- Directed by: S. Siddalingaiah
- Written by: B L Venu
- Produced by: S. Siddalingaiah
- Starring: Murali Bhavya
- Music by: Rajan–Nagendra
- Release date: 6 August 1983;
- Country: India
- Language: Kannada
- Budget: ₹25 lakh
- Box office: ₹1 crore

= Prema Parva =

Prema Parva is a 1983 Indian Kannada-language romantic drama film directed by S. Siddalingaiah starring his son Murali and Bhavya in their lead film debut.

== Cast ==
- Murali as Sadhguru
- Bhavya as Sarasa
- Dinesh
- Vijayakashi
- Sadashiva Brahmavar
- Shashikala
- Master S. D. Suresh

== Production ==
Murali's entry into films was debated at home, but his mother encouraged his father to direct his debut film.

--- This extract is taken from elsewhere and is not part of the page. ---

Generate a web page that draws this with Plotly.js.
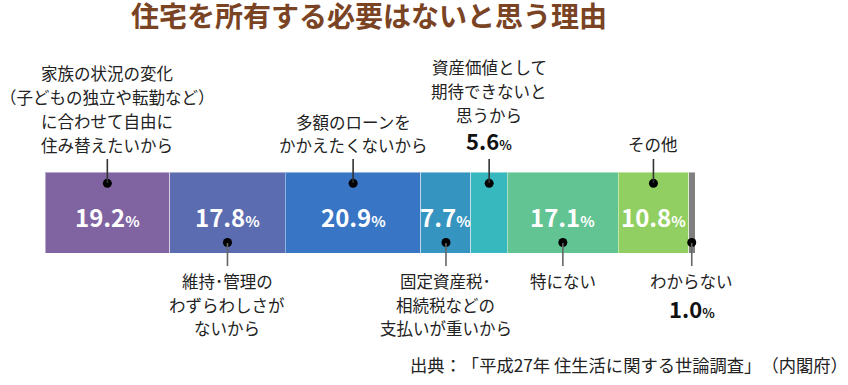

While shooting in Malleshwaram, Bengaluru, a bystander yelled "Yeno kariya, neenu act madtiya" (What dark fellow, are you acting?). Although it was Murali's first film that he shot for, Geluvina Hejje (1982) was released first.

== Soundtrack ==
The soundtrack was composed by Rajan–Nagendra.

Track listing
| No. | Title | Lyrics | Singer(s) | Length |
|---|---|---|---|---|
| 1. | "Anuragada Aaradhane" | Shyamsundar Kulkarni | S. P. Balasubrahmanyam, S. Janaki | 4:41 |
| 2. | "Ba Mellage" | Doddarangegowda | S. P. Balasubrahmanyam, S. Janaki | 4:51 |
| 3. | "Yene Sarasavva" | Doddarangegowda | S. P. Balasubrahmanyam, Chorus | 4:56 |
| 4. | "Aalisiri Sodarare" | Doddarangegowda | S. Janaki | 4:17 |
| Total length: |  |  |  | 18:45 |

==Release and remakes==
The film was a box office failure shattering Siddalingaiah's hopes. Despite this, the film was remade in Tamil as Poovilangu (1984) and in Hindi as Jeena Marna Tere Sang (1992).